Numerical Study on Flow and Heat Transfer Characteristics of Jet Impinging Cold Plate for Local High Heat Flux Device

Abstract

In order to solve the problem of local high heat flux thermal management in high-power radar and other equipment, research on large format and non-uniform high heat flux heat dissipation technology is carried out. With a newly proposed embedded jet impinging cold plate capable of simultaneous heat dissipation on both the upper and lower sides, numerical simulations of flow and heat transfer characteristics of the impinging cooling process are carried out in confined space.

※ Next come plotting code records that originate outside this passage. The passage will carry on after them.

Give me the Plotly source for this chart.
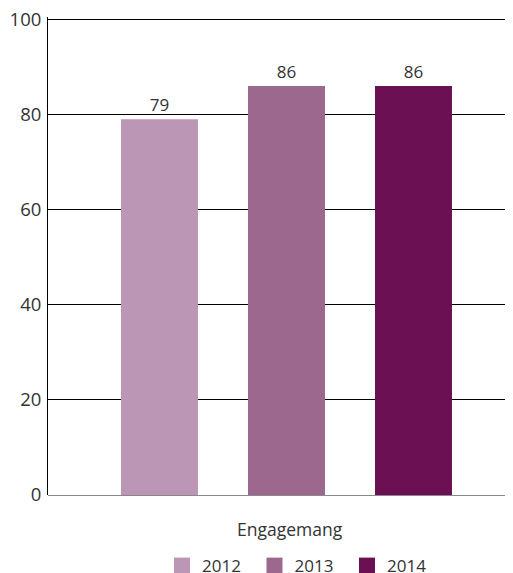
import plotly.graph_objects as go

category = ["Engagemang"]
years = ["2012", "2013", "2014"]
values = [79, 86, 86]
colors = ["#BB96B5", "#9C688D", "#6B1153"]
y_ticks = [0, 20, 40, 60, 80, 100]

fig = go.Figure()
for yr, v, c in zip(years, values, colors):
    fig.add_trace(go.Bar(
        x=[0], y=[v], name=yr, marker_color=c, marker_line_width=0,
        text=[str(v)], textposition="outside", cliponaxis=False,
        textfont=dict(size=17, color="#333333"), showlegend=False,
    ))
    fig.add_trace(go.Scatter(
        x=[None], y=[None], name=yr, mode="markers",
        marker=dict(symbol="square", size=20, color=c), showlegend=True,
    ))

fig.add_annotation(text=category[0], xref="paper", yref="paper",
                   x=0.5106, y=-0.0714, xanchor="center", yanchor="middle",
                   showarrow=False, font=dict(size=17.5, color="#333333"))

fig.update_layout(
    width=513, height=573,
    margin=dict(l=40, r=0, t=8.6, b=86, autoexpand=False),
    paper_bgcolor="white", plot_bgcolor="white",
    barmode="group", bargap=0.1945, bargroupgap=0.394,
    font=dict(family="Open Sans, Noto Sans, sans-serif", color="#333333", size=17),
    legend=dict(orientation="h", x=0.241, xanchor="left", y=-0.111, yanchor="top",
                font=dict(size=17, color="#333333"), traceorder="normal",
                entrywidth=47.5, tracegroupgap=0),
    xaxis=dict(range=[-0.5042, 0.4958], showticklabels=False, showgrid=False,
               zeroline=False, showline=False, ticks="", automargin=False),
    yaxis=dict(range=[0, 100.5], tickvals=y_ticks, showgrid=True, gridcolor="black",
               gridwidth=1, zeroline=True, zerolinecolor="#888888", zerolinewidth=1,
               showline=True, linecolor="black", linewidth=1,
               ticks="inside", ticklen=12, tickcolor="black", tickwidth=1,
               automargin=False, ticklabeloverflow="allow", ticklabelstandoff=2,
               tickfont=dict(size=18.5, color="#333333")),
)

fig.write_html("out.html")
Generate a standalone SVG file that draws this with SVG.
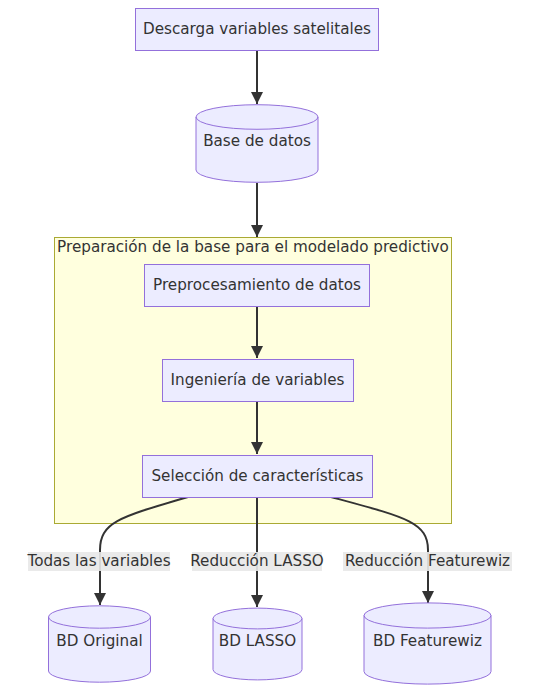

The heat transfer characteristics inside the embedded jet impinging cold plate are obtained and the effects of jet height, jet diameter and cold plate volume flow rate on heat dissipation performance are discussed. The results show that the heat transfer coefficient distribution characteristics of the embedded jet impinging cold plate meet the requirement for local high heat flux heat dissipation of a 50×72 mm2 heating surface with a background heat flux of 1.2 W/cm2 and arranged with eight 3×3.5 mm2, 125 W/cm2 high heat flux chips. Considering the heat transfer performance and pressure drop, the cold plate gains its optimum performance at the jet height of 3 mm and diameter of 2 mm. At the cold pate volume flow rate of 5.5 L/min, the maximum temperature rise of the chip is 15.6 ℃, and the pressure drop is 3.917 kPa. The embedded jet impinging cold plate proposed in this paper and the research results are applicable to thermal management of non-uniform high heat flux devices.